====== GIVEN RECORDS

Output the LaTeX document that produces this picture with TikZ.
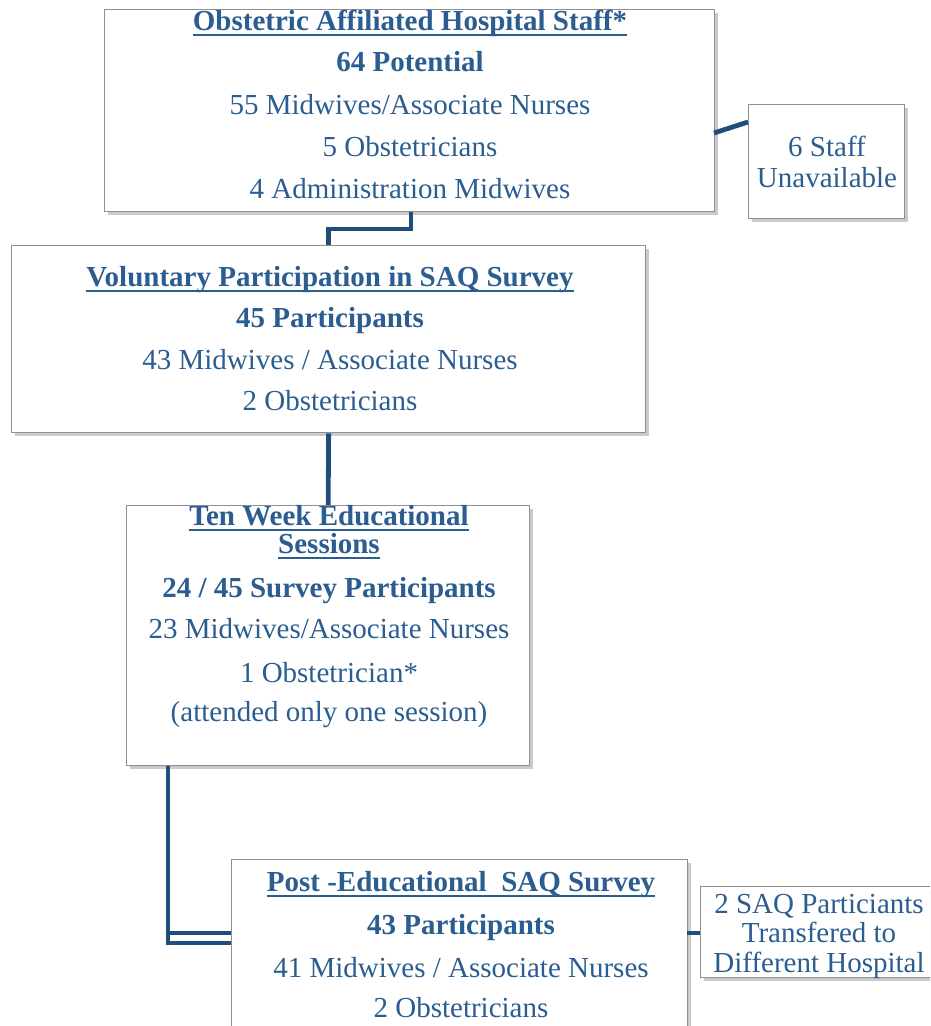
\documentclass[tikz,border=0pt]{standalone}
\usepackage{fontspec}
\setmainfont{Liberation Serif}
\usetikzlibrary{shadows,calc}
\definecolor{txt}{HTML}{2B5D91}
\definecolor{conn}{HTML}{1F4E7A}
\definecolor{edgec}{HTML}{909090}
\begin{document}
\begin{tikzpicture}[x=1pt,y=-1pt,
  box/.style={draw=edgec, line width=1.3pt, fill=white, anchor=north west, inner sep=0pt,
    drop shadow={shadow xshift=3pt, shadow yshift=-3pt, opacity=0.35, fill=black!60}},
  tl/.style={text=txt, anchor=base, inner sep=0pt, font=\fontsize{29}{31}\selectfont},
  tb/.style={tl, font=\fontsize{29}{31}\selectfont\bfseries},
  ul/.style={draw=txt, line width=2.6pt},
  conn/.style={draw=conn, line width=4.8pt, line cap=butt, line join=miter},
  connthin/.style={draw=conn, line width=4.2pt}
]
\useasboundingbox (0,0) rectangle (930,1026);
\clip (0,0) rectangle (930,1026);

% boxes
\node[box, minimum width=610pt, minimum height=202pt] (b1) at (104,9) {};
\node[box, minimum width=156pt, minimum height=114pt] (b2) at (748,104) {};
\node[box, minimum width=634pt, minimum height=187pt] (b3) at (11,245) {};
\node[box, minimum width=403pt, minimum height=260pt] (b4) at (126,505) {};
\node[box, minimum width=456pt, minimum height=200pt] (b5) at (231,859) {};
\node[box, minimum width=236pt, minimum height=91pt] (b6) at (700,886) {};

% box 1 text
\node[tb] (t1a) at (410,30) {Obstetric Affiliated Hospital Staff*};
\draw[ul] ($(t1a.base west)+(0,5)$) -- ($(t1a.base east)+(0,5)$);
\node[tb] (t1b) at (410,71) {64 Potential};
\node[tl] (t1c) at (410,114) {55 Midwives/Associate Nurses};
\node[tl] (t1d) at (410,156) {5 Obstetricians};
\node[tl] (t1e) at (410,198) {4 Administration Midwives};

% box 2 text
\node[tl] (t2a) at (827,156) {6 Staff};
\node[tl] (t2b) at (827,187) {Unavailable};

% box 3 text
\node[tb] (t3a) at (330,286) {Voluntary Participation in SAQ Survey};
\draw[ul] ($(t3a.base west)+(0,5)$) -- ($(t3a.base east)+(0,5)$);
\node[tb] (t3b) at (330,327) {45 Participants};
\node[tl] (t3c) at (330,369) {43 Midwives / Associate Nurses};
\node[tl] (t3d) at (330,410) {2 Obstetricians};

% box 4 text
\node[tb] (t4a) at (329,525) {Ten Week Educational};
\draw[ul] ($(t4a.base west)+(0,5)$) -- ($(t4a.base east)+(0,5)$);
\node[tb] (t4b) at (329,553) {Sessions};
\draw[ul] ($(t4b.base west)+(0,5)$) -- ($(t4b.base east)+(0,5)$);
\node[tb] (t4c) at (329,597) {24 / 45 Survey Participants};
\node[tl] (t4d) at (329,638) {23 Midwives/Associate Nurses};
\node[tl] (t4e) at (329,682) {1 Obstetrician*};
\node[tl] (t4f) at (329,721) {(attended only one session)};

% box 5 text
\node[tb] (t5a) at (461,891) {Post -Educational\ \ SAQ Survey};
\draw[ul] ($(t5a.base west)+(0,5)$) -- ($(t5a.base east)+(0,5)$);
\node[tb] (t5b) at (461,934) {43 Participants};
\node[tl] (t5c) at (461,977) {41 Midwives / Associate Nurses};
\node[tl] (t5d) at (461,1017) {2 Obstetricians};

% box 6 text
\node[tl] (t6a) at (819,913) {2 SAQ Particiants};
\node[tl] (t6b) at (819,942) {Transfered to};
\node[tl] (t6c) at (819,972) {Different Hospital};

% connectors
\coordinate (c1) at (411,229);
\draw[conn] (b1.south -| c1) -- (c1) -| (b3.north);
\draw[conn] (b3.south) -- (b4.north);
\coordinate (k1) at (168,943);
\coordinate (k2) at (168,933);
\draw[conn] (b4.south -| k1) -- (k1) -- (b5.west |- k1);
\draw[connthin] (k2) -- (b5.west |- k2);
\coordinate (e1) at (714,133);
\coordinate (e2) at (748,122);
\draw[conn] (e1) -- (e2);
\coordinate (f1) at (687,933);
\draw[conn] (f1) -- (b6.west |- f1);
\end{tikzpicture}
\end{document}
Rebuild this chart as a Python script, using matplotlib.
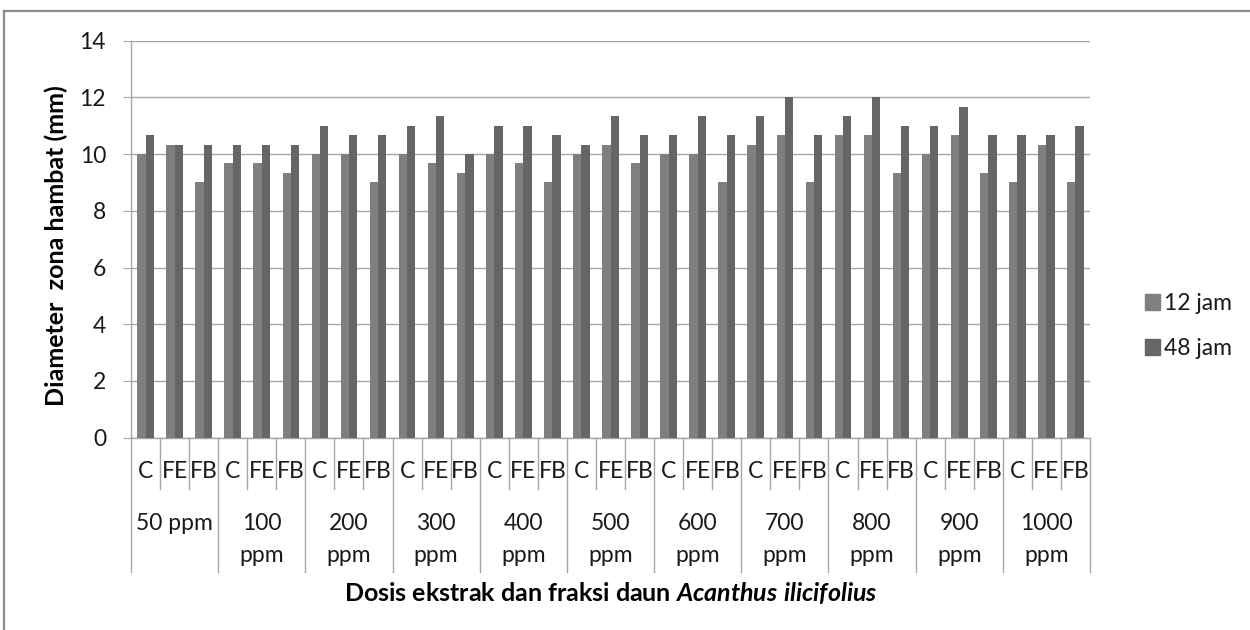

============

Repeat exactly the lines from the first line of the records above through the line containing "minimum width=236pt, minimum", both included. Leave out the pictures.

Output the LaTeX document that produces this picture with TikZ.
\documentclass[tikz,border=0pt]{standalone}
\usepackage{fontspec}
\setmainfont{Liberation Serif}
\usetikzlibrary{shadows,calc}
\definecolor{txt}{HTML}{2B5D91}
\definecolor{conn}{HTML}{1F4E7A}
\definecolor{edgec}{HTML}{909090}
\begin{document}
\begin{tikzpicture}[x=1pt,y=-1pt,
  box/.style={draw=edgec, line width=1.3pt, fill=white, anchor=north west, inner sep=0pt,
    drop shadow={shadow xshift=3pt, shadow yshift=-3pt, opacity=0.35, fill=black!60}},
  tl/.style={text=txt, anchor=base, inner sep=0pt, font=\fontsize{29}{31}\selectfont},
  tb/.style={tl, font=\fontsize{29}{31}\selectfont\bfseries},
  ul/.style={draw=txt, line width=2.6pt},
  conn/.style={draw=conn, line width=4.8pt, line cap=butt, line join=miter},
  connthin/.style={draw=conn, line width=4.2pt}
]
\useasboundingbox (0,0) rectangle (930,1026);
\clip (0,0) rectangle (930,1026);

% boxes
\node[box, minimum width=610pt, minimum height=202pt] (b1) at (104,9) {};
\node[box, minimum width=156pt, minimum height=114pt] (b2) at (748,104) {};
\node[box, minimum width=634pt, minimum height=187pt] (b3) at (11,245) {};
\node[box, minimum width=403pt, minimum height=260pt] (b4) at (126,505) {};
\node[box, minimum width=456pt, minimum height=200pt] (b5) at (231,859) {};
\node[box, minimum width=236pt, minimum height=91pt] (b6) at (700,886) {};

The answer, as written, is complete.